Drop every picture and give the entries back exactly.

DATA TO PROCESS:

(begin)

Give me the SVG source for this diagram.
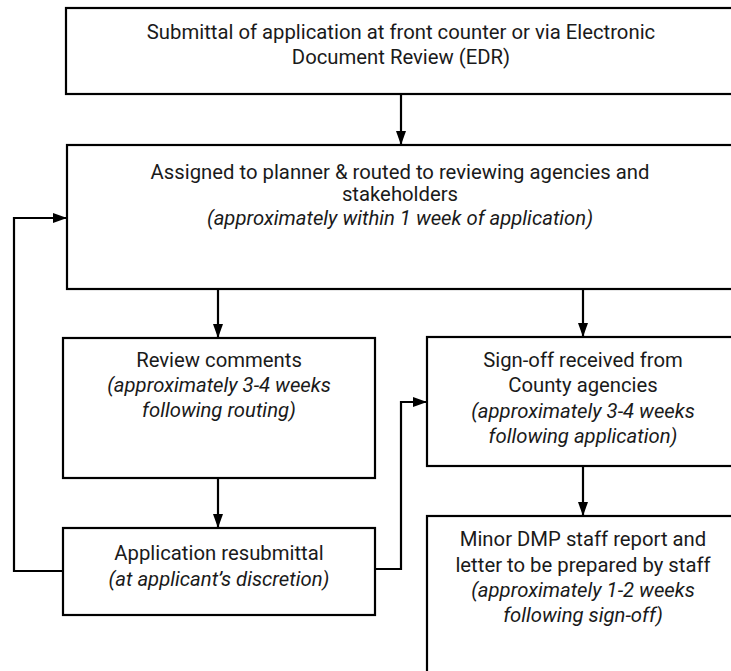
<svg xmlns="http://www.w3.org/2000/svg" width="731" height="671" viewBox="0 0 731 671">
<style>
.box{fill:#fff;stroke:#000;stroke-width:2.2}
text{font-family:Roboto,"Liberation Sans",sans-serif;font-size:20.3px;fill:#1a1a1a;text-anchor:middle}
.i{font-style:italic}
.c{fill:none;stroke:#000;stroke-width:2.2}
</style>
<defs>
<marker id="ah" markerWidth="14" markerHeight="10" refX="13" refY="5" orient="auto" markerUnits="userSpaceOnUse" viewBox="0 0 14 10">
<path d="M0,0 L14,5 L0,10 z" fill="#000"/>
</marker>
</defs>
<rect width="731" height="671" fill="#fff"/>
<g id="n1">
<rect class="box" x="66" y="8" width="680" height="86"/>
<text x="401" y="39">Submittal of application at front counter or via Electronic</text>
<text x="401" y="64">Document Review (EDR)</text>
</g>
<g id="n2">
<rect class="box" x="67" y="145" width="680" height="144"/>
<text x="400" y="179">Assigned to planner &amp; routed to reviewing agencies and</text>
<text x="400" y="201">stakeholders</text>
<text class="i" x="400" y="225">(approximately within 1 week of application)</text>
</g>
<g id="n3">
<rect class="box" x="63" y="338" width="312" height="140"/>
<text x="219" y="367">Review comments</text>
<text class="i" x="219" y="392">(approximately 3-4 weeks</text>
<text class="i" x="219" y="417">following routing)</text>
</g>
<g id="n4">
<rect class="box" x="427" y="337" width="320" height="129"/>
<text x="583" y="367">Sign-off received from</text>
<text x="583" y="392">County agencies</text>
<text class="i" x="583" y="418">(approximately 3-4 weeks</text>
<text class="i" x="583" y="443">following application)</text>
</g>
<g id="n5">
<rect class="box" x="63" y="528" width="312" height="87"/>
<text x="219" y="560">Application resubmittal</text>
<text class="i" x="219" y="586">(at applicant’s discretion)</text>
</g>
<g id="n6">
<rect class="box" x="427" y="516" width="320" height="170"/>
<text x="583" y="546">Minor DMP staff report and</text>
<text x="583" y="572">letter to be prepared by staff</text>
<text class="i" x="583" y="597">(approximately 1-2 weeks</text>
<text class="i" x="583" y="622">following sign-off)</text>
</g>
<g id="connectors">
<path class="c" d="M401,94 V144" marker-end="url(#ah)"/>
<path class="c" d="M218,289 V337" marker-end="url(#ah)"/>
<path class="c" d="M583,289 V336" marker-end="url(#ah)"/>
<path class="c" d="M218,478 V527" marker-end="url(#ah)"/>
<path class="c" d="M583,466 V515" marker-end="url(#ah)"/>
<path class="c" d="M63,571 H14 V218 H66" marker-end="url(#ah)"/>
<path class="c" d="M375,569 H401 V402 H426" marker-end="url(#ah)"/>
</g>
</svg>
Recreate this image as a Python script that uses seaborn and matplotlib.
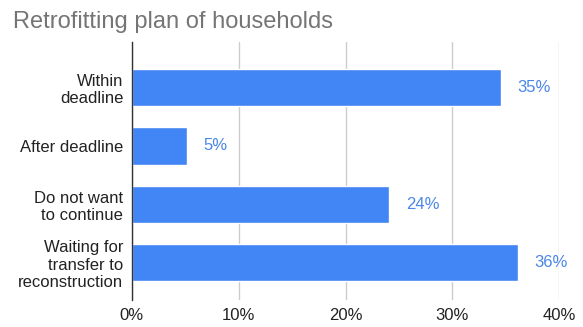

(end)

ANSWER TO THIS EXERCISE:
Give me the SVG source for this diagram.
<svg xmlns="http://www.w3.org/2000/svg" width="731" height="671" viewBox="0 0 731 671">
<style>
.box{fill:#fff;stroke:#000;stroke-width:2.2}
text{font-family:Roboto,"Liberation Sans",sans-serif;font-size:20.3px;fill:#1a1a1a;text-anchor:middle}
.i{font-style:italic}
.c{fill:none;stroke:#000;stroke-width:2.2}
</style>
<defs>
<marker id="ah" markerWidth="14" markerHeight="10" refX="13" refY="5" orient="auto" markerUnits="userSpaceOnUse" viewBox="0 0 14 10">
<path d="M0,0 L14,5 L0,10 z" fill="#000"/>
</marker>
</defs>
<rect width="731" height="671" fill="#fff"/>
<g id="n1">
<rect class="box" x="66" y="8" width="680" height="86"/>
<text x="401" y="39">Submittal of application at front counter or via Electronic</text>
<text x="401" y="64">Document Review (EDR)</text>
</g>
<g id="n2">
<rect class="box" x="67" y="145" width="680" height="144"/>
<text x="400" y="179">Assigned to planner &amp; routed to reviewing agencies and</text>
<text x="400" y="201">stakeholders</text>
<text class="i" x="400" y="225">(approximately within 1 week of application)</text>
</g>
<g id="n3">
<rect class="box" x="63" y="338" width="312" height="140"/>
<text x="219" y="367">Review comments</text>
<text class="i" x="219" y="392">(approximately 3-4 weeks</text>
<text class="i" x="219" y="417">following routing)</text>
</g>
<g id="n4">
<rect class="box" x="427" y="337" width="320" height="129"/>
<text x="583" y="367">Sign-off received from</text>
<text x="583" y="392">County agencies</text>
<text class="i" x="583" y="418">(approximately 3-4 weeks</text>
<text class="i" x="583" y="443">following application)</text>
</g>
<g id="n5">
<rect class="box" x="63" y="528" width="312" height="87"/>
<text x="219" y="560">Application resubmittal</text>
<text class="i" x="219" y="586">(at applicant’s discretion)</text>
</g>
<g id="n6">
<rect class="box" x="427" y="516" width="320" height="170"/>
<text x="583" y="546">Minor DMP staff report and</text>
<text x="583" y="572">letter to be prepared by staff</text>
<text class="i" x="583" y="597">(approximately 1-2 weeks</text>
<text class="i" x="583" y="622">following sign-off)</text>
</g>
<g id="connectors">
<path class="c" d="M401,94 V144" marker-end="url(#ah)"/>
<path class="c" d="M218,289 V337" marker-end="url(#ah)"/>
<path class="c" d="M583,289 V336" marker-end="url(#ah)"/>
<path class="c" d="M218,478 V527" marker-end="url(#ah)"/>
<path class="c" d="M583,466 V515" marker-end="url(#ah)"/>
<path class="c" d="M63,571 H14 V218 H66" marker-end="url(#ah)"/>
<path class="c" d="M375,569 H401 V402 H426" marker-end="url(#ah)"/>
</g>
</svg>
Recreate this image as a Python script that uses seaborn and matplotlib.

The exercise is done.